Why the Linux kernel threads do not have an address space. For any task to execute, it should have a memory region right? Where do the text and data of kernel threads go?
Kernel threads do have an address space. It's just that they all share the same one. This does not prevent them from each having a different stack.
Text and data are laid out in the kernel address space (the one that is shared by all the threads), depending on how and when it was allocated, and what it's used for.
The Linux MM site has a lot of documentation about this aspect of Linux. Head over there.
I don't know the precise answer, because I'm not a Linux architect.
But in general, so-called kernel threads do have an address space: it is the address space which contains the kernel. It might not need to be explicitly represented for each kernel thread, since it is shared among many threads.
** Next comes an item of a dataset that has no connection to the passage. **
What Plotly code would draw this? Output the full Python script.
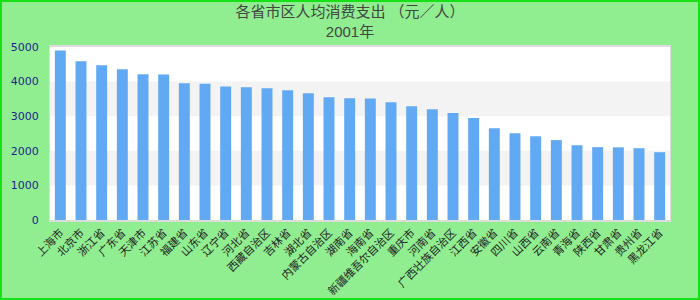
import plotly.graph_objects as go

categories = ["上海市", "北京市", "浙江省", "广东省", "天津市", "江苏省", "福建省", "山东省",
              "辽宁省", "河北省", "西藏自治区", "吉林省", "湖北省", "内蒙古自治区", "湖南省",
              "海南省", "新疆维吾尔自治区", "重庆市", "河南省", "广西壮族自治区", "江西省",
              "安徽省", "四川省", "山西省", "云南省", "青海省", "陕西省", "甘肃省", "贵州省", "黑龙江省"]
values = [4900, 4590, 4470, 4360, 4210, 4205, 3950, 3940, 3860, 3835, 3810, 3750, 3660, 3550, 3520,
          3515, 3400, 3290, 3200, 3090, 2948, 2655, 2510, 2420, 2310, 2160, 2105, 2100, 2075, 1960]
band_ranges = [(1000, 2000), (3000, 4000)]
y_ticks = [0, 1000, 2000, 3000, 4000, 5000]
title_line1 = "各省市区人均消费支出 （元／人）"
title_line2 = "2001年"

W, H = 700, 300
ml, mr, mt, mb = 50, 30, 47, 80
pw, ph = W - ml - mr, H - mt - mb

fig = go.Figure(go.Bar(x=categories, y=values, marker=dict(color="#62a9f3", line=dict(width=0))))

shapes = []
for lo, hi in band_ranges:
    shapes.append(dict(type="rect", xref="paper", yref="y", x0=0, x1=1, y0=lo, y1=hi,
                       fillcolor="#f3f3f3", line=dict(width=0), layer="below"))
# outer page border
shapes.append(dict(type="rect", xref="paper", yref="paper",
                   x0=(-ml + 1) / pw, x1=1 + (mr - 1) / pw,
                   y0=(-mb + 1) / ph, y1=1 + (mt - 1) / ph,
                   line=dict(color="#16e016", width=2), fillcolor="rgba(0,0,0,0)", layer="above"))

fig.update_layout(
    width=W, height=H,
    margin=dict(l=ml, r=mr, t=mt, b=mb, autoexpand=False),
    paper_bgcolor="#90ee90", plot_bgcolor="#ffffff",
    font=dict(family="DejaVu Sans, Noto Sans CJK SC", size=11, color="#333333"),
    title=dict(text=title_line1 + "<br>" + title_line2, x=0.5, xanchor="center",
               y=0.943, yanchor="top", yref="container",
               font=dict(size=15, color="#444444", family="Liberation Sans, Noto Sans CJK SC")),
    bargap=0.47,
    showlegend=False,
    shapes=shapes,
)
fig.update_xaxes(type="category", tickangle=-45, automargin=False, showgrid=False,
                 showline=True, mirror=True, linecolor="#dcdcdc", linewidth=2,
                 tickfont=dict(size=11, color="#222222"), range=[-0.5, len(categories) - 0.5])
fig.update_yaxes(range=[0, 5000], tickvals=y_ticks, showgrid=False, zeroline=False,
                 showline=True, mirror=True, linecolor="#dcdcdc", linewidth=1,
                 ticklabelstandoff=8, automargin=False,
                 tickfont=dict(size=11, color="#1f1f8f"))

fig.write_html("out.html")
I'd expect any real thread implementation to have a machine context block containing register values (and stack pointer, etc.), and a pointer to a the address space in which the thread is supposed to run. Then a scheduler, starting a ready thread, can easily determine whether the memory management unit is set up to enable access to the address space (and if not, set it up) to enable the thread to run in its desired space.